Unos cuantos soldados
dedicados a desactivar bombas en Berlín después de la guerra. Un trabajo para
locos. Bah, tantos años tratando de derrotar a los alemanes y ahora, aquí, en
un momento, en apenas diez segundos, puedes irte al infierno con un billete de
ida sin vuelta. Para hacer este trabajo bien hay que haber desactivado muchas
bombas antes. Quizá por eso los mandos se han encargado de que no todos ellos
sean trigo limpio. Karl es un individuo que ha tenido problemas de disciplina y
se ha convertido, de alguna manera en un renegado. Estima a sus hombres y no
quiere que les pase nada, pero Karl tiene problemas que le mueven hacia el mal.

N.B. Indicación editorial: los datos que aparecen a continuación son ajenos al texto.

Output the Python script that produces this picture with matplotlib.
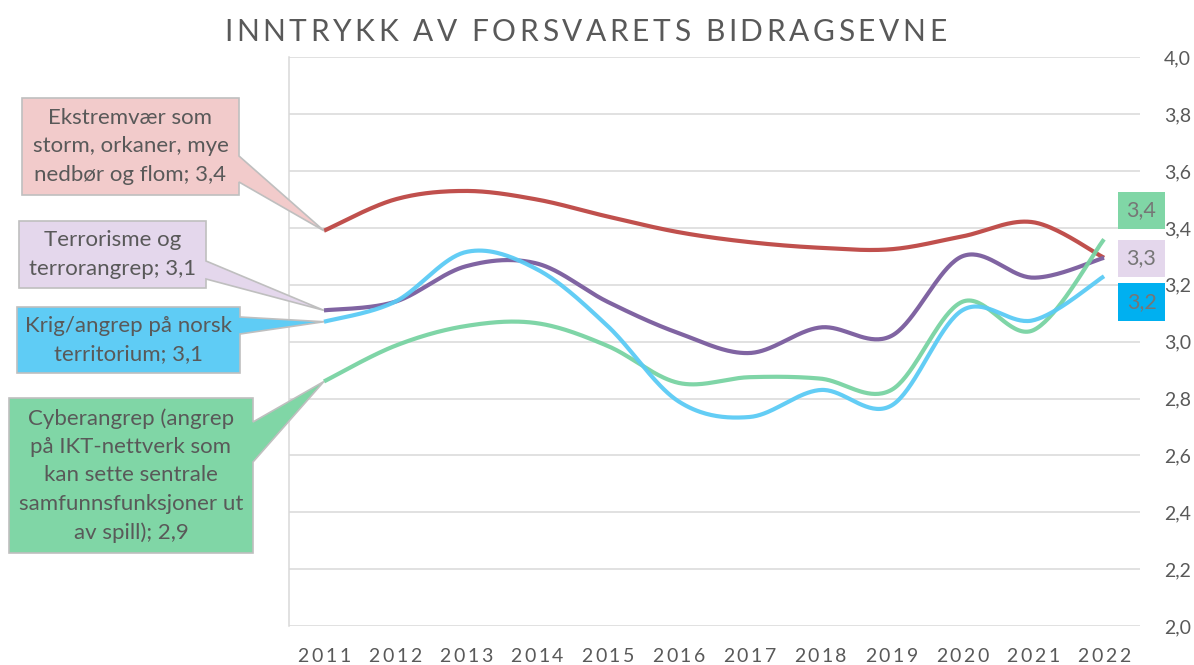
import matplotlib
matplotlib.use("Agg")
import matplotlib.pyplot as plt
from matplotlib.font_manager import FontProperties
from matplotlib.patches import Polygon, Rectangle
from matplotlib.ticker import FuncFormatter
import numpy as np

# ---------------- data ----------------
years = [2011, 2012, 2013, 2014, 2015, 2016, 2017, 2018, 2019, 2020, 2021, 2022]
ekstremvaer = [3.39, 3.50, 3.53, 3.50, 3.44, 3.385, 3.35, 3.33, 3.325, 3.37, 3.42, 3.295]
terror = [3.11, 3.14, 3.265, 3.275, 3.14, 3.03, 2.96, 3.05, 3.02, 3.30, 3.225, 3.295]
krig = [3.07, 3.14, 3.315, 3.255, 3.055, 2.79, 2.735, 2.83, 2.775, 3.11, 3.075, 3.23]
cyber = [2.86, 2.985, 3.055, 3.065, 2.985, 2.855, 2.875, 2.87, 2.83, 3.14, 3.04, 3.36]

names = {
    "ekstremvaer": "Ekstremvær som\nstorm, orkaner, mye\nnedbør og flom",
    "terror": "Terrorisme og\nterrorangrep",
    "krig": "Krig/angrep på norsk\nterritorium",
    "cyber": "Cyberangrep (angrep\npå IKT-nettverk som\nkan sette sentrale\nsamfunnsfunksjoner ut\nav spill)",
}
title = "INNTRYKK AV FORSVARETS BIDRAGSEVNE"
y_ticks = [2.0, 2.2, 2.4, 2.6, 2.8, 3.0, 3.2, 3.4, 3.6, 3.8, 4.0]

# ---------------- style ----------------
W, H = 1194, 665
FONT = ["Lato", "DejaVu Sans"]
plt.rcParams["font.family"] = FONT
TXT = "#595959"
GRID = "#D9D9D9"
colors = {"ekstremvaer": "#C0504D", "terror": "#8064A2", "krig": "#5BCBF5", "cyber": "#78D3A2"}
box_fill = {"ekstremvaer": "#F2CBCB", "terror": "#E4D7EC", "krig": "#5FCCF5", "cyber": "#80D6A6"}

fig = plt.figure(figsize=(W / 100, H / 100), dpi=100)
fig.patch.set_facecolor("white")

ax_l, ax_r, ax_t, ax_b = 288.5, 1139.5, 57.3, 626.0
ax = fig.add_axes([ax_l / W, 1 - ax_b / H, (ax_r - ax_l) / W, (ax_b - ax_t) / H])


def fx(x):
    return x / W


def fy(y):
    return 1 - y / H


def smooth(xs, ys, n=40):
    P = np.column_stack([xs, ys]).astype(float)
    out = []
    for i in range(len(P) - 1):
        p0 = P[i - 1] if i > 0 else P[i]
        p1, p2 = P[i], P[i + 1]
        p3 = P[i + 2] if i + 2 < len(P) else P[i + 1]
        c1 = p1 + (p2 - p0) / 6
        c2 = p2 - (p3 - p1) / 6
        t = np.linspace(0, 1, n)[:, None]
        seg = (1 - t) ** 3 * p1 + 3 * (1 - t) ** 2 * t * c1 + 3 * (1 - t) * t ** 2 * c2 + t ** 3 * p2
        out.append(seg if i == 0 else seg[1:])
    return np.vstack(out)


xs = np.arange(len(years))
series = [("ekstremvaer", ekstremvaer), ("terror", terror), ("cyber", cyber), ("krig", krig)]
for key, vals in series:
    c = smooth(xs, vals)
    ax.plot(c[:, 0], c[:, 1], color=colors[key], lw=3.0, solid_capstyle="butt",
            alpha=0.95 if key in ("krig", "cyber") else 1.0, zorder=3)

ax.set_xlim(-0.5, len(years) - 0.5)
ax.set_ylim(2.0, 4.0)
ax.set_yticks(y_ticks)
ax.yaxis.set_major_formatter(FuncFormatter(lambda v, p: f"{v:.1f}".replace(".", ",")))
ax.yaxis.tick_right()
ax.tick_params(axis="y", length=0, pad=17.5, labelsize=14, labelcolor=TXT)
ax.set_xticks(xs)
ax.tick_params(axis="x", length=0, labelbottom=False)
ax.yaxis.grid(True, color=GRID, lw=1.1)
ax.set_axisbelow(True)
for s in ("top", "right", "bottom"):
    ax.spines[s].set_visible(False)
ax.spines["left"].set_color(GRID)
ax.spines["left"].set_linewidth(1.1)

renderer = fig.canvas.get_renderer()


def text_w(s, fp):
    w, h, d = renderer.get_text_width_height_descent(s + "|", fp, ismath=False)
    w0, _, _ = renderer.get_text_width_height_descent("|", fp, ismath=False)
    return w - w0


def spaced(xc, y, s, target_w, fp, color):
    natural = text_w(s, fp)
    sp = (target_w - natural) / (len(s) - 1)
    x0 = xc - target_w / 2
    for i, ch in enumerate(s):
        if ch == " ":
            continue
        x = x0 + text_w(s[:i], fp) + i * sp
        fig.text(fx(x), fy(y), ch, fontproperties=fp, color=color, ha="left", va="baseline")


# title
fp_title = FontProperties(family=FONT, size=21.5, weight="normal")
spaced(585, 41, title, 722, fp_title, TXT)

# x labels
fp_x = FontProperties(family=FONT, size=14)
for i, yr in enumerate(years):
    xd = ax.transData.transform((i, 2.0))[0]
    spaced(xd, 662, str(yr), 53, fp_x, TXT)

# callouts (box geometry in pixels, tip from data at first year)
boxes = {
    "ekstremvaer": ((22, 98, 239, 195), (156, 182), ekstremvaer[0]),
    "terror": ((19, 221, 206, 288), (261, 279), terror[0]),
    "krig": ((17, 307, 240, 373), (317, 334), krig[0]),
    "cyber": ((9, 398, 253, 553), (422, 462), cyber[0]),
}
for key, ((x0, y0, x1, y1), (ya, yb), v0) in boxes.items():
    tx, ty = ax.transData.transform((0, v0))
    ty = H - ty
    verts = [(x0, y0), (x1, y0), (x1, ya), (tx, ty), (x1, yb), (x1, y1), (x0, y1)]
    poly = Polygon([(fx(a), fy(b)) for a, b in verts], closed=True, transform=fig.transFigure,
                   facecolor=box_fill[key], edgecolor="#BFBFBF", lw=1.2, zorder=4)
    fig.patches.append(poly)
    label = names[key] + "; " + f"{v0:.1f}".replace(".", ",")
    fig.text(fx((x0 + x1) / 2), fy((y0 + y1) / 2), label, ha="center", va="center",
             multialignment="center", fontsize=16, color=TXT, linespacing=1.52, zorder=5)

# end labels
end_boxes = [("cyber", cyber[-1], (1118, 192, 1165, 229), "#80D6A6"),
             ("terror", terror[-1], (1118, 240, 1165, 277), "#E4D7EC"),
             ("krig", krig[-1], (1118, 283, 1165, 321), "#00B0F0")]
for key, v, (x0, y0, x1, y1), fc in end_boxes:
    r = Rectangle((fx(x0), fy(y1)), fx(x1) - fx(x0), fy(y0) - fy(y1), transform=fig.transFigure,
                  facecolor=fc, edgecolor="none", zorder=4)
    fig.patches.append(r)
    fig.text(fx((x0 + x1) / 2), fy((y0 + y1) / 2), f"{v:.1f}".replace(".", ","), ha="center",
             va="center", fontsize=15.5, color="#767676", zorder=5)

fig.savefig("out.png", dpi=100)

Como si enfrente de él se hubiera abierto una chimenea en cuyo fondo se mueven
las más hambrientas fauces de una serpiente. Eric es otro de sus hombres. Lleva
consigo unos cuantos problemas psicológicos, agravados por la sensación de que
cualquier fallo en la desactivación de una bomba puede llevarse a unos cuantos
por delante. Por eso, tal vez, prefiere hacerlo él mismo, y la adrenalina, poco
a poco, le está matando. El trabajo de artificiero es muy extraño, porque no
acaba una vez que te den el visto bueno y estés listo para irte a tomar una
cerveza. Hay que analizar los componentes, y darse cuenta de la malvada burla
del destino que supone encerrarte en la desactivación de bombas. En el momento
en el que se están cortando los cables de un artefacto, no estás controlando tu
destino.
El director Robert
Aldrich no quedó demasiado satisfecho del resultado de esta película, alegando
que en muchos momentos, no tenía mucho sentido, pero otorgó a la cinta una
vibrante sensibilidad y una tensa calma. Para ello, se rodea de actores
conocidos como Jack Palance, que ya había trabajado con él en dos películas
excepcionales como Ataque y El gran cuchillo y que fue su última
colaboración alegando el propio Aldrich que “no es bueno trabajar más de dos
veces con el mismo actor y más si es un tipo que no tiene la menor confianza en
ti.”. El otro elegido es Jeff Chandler, en un papel muy inusual para él,
rondando la villanía. Con la excusa de la desactivación de bombas, Aldrich
propone también un paralelismo entre la acción y lo que está ocurriendo en el
interior de sus personajes. La violencia, en esta ocasión, no sólo es física,
sino que también es moral.
También resulta
sorprendente que Aldrich se confiara a la producción de la Hammer Films,
compañía de producción inglesa más especializada en cine de terror que en
dramas de suspense asegurado. Lo cierto es que Aldrich, a pesar de que no tenía
un carácter fácil, intentó hacer una buena película y no pasa de ahí, sin duda,
pero ya es bastante teniendo en cuenta de que tiene una narración en la que hay
que mirar muy en el fondo del barranco interior de cada uno de esos actores tan
maravillosos.
Puede que A diez minutos del infierno sea levemente confusa. A ello contribuye el hecho de que los productores insistiesen en cortar casi cuarenta minutos de película. Son cosas de Hollywood…y ahora, perdónenme, tengo que pensar si es más correcto cortar el cable rojo o el cable verde.